Search engines are increasingly getting serious about coughing up mobile-friendly results to users.
Now, on the heels of Google’s plan to up the mobile accessibility, Bing announced it is tagging results links with a “Mobile Friendly” icon.
“Mobile search continues to surge ahead and grow as a percentage of overall internet search queries,” Bing noted in a blog post. “In November 2014, we shared our plans to make significant investments towards understanding the mobile friendliness of web pages. Since then, we have been investigating various approaches that leverage mobile friendliness to deliver the best possible mobile search experience on Bing.”
The mobile-friendly tag allows mobile users to quickly identify the results most likely to perform well on their mobile devices.

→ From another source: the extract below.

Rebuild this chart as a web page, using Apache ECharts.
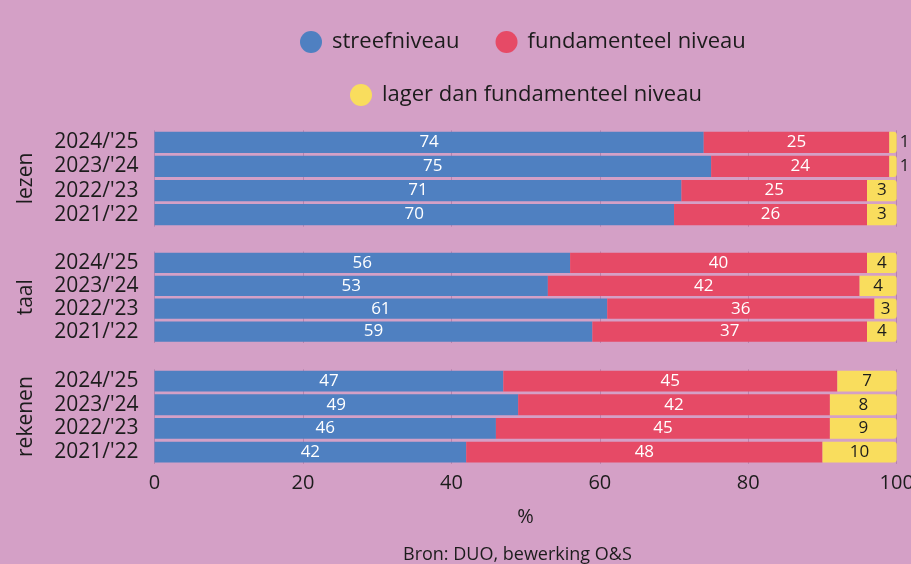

And that’s not all. Bing will also be rolling out mobile friendliness as a signal in ranking.
“Our approach to mobile friendliness as a ranking signal balances the need to improve the ranking for mobile-friendly pages, with the continued focus on delivering the most relevant results for a given query. This means that for mobile searches on Bing, you can always expect to see the most relevant results for a search query ranked higher, even if some of them are not mobile-friendly.”
But Bing — and other search engines — really, really want websites to get mobile-friendly as fast as possible.
To that end, Bing’s blog post included a succinct tutorial of what that actually means — from keeping click buttons distinct to formatting for the mobile screen.
Webmasters will get help from Bing, as it is developing a tool to help them analyze their webpages.
“This tool will become available a few weeks from now and help Webmasters find and fix areas of their site that suffer from mobile friendliness issues,” Bing stated. “Understanding the factors that influence mobile friendliness will help serve our growing mobile user base much better.”
Webmasters will have to make something transparent: their CSS and script files, so Bing can do the analyses.